Wieseltier's argument echoes that of Israel's political left and center, that time is working against Israel, and if it doesn't withdraw from the Palestinian territories, it will either become an undemocratic Jewish state, or a non-Jewish democratic state.
In the next few decades, the number of Palestinians is expected to exceed the number of Jews living in areas now under Israeli control. Those who agree with Wieseltier insist that if Israel maintains the status quo, where Palestinians in the West Bank can't vote, but Israeli Jews can, it will end the country's democracy but maintain its Jewish character. Or it could grant Palestinians equal rights, including voting rights, threatening the country's Jewish majority.
Israel captured the West Bank, east Jerusalem and Gaza, territories claimed by the Palestinians for their state, in the 1967 Mideast war. Israel withdrew from Gaza in 2005.
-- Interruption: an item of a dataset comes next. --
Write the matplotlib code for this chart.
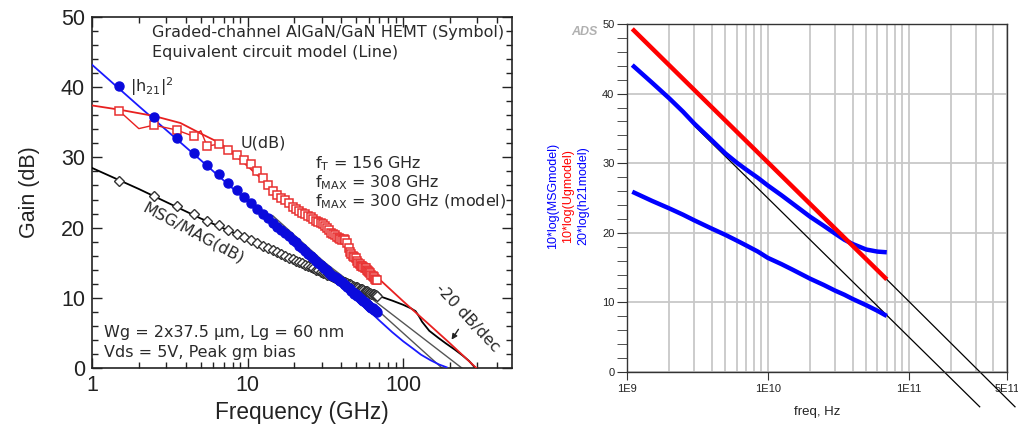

Proponents of Palestinian independence say a Palestinian state is the only way to prevent a demographic catastrophe for Israel. But negotiations to carve out a Palestinian state have repeatedly faltered, with Israel and the Palestinians blaming each other for failure. US Secretary of State John Kerry has been trying to revive talks in recent weeks.
Netanyahu says he favors the establishment of a Palestinian state, but Wieseltier said the Israeli leader has done little to advance this goal. Netanyahu has resisted Palestinian calls to halt settlement construction in the West Bank and refused to commit to the broad territorial concessions demanded by the Palestinians and backed by the international community. Netanyahu says negotiations should resume with no preconditions.
"One of the most shameful aspects of the Netanyahu government has been to succeed in taking the Palestinian question off the table," said Wieseltier, identifiable by his tall frame and white, unruly mane of hair.
Wieseltier spelled out his views in an essay in The New Republic in December, saying that he no longer believed that Mideast peace would occur in his lifetime. A number of prominent Jewish Americans have begun to express similar concerns about Israel's future, most prominently Wieseltier's former colleague at The New Republic, author Peter Beinart.
In contrast, many mainstream American Jewish groups and leaders back Israeli government policy or defer to Israel to handle its own affairs. Some openly and vocally support Israel's hard-liners.
Wieseltier said he also blamed Palestinian leaders for the stalemate, particularly for allowing the resignation of the respected Palestinian economist Salam Fayyad from his position as prime minister.
Fayyad helped build government institutions and clean up finances in the Western-backed Palestinian Authority. He resigned in April after a six-year term after repeatedly clashing with the President Mahmoud Abbas.
"Nobody lifted a finger to help Salam Fayyad, who was the Palestinian leader we were all waiting for. No Palestinians and no Israelis. He came and went. It's a historical scandal of the first magnitude," Wieseltier said.
He said he would try visit the Palestinian territories. In the meantime, Wieseltier said he was enjoying Israel, despite its many flaws.
"I feel perfectly at home here," he said.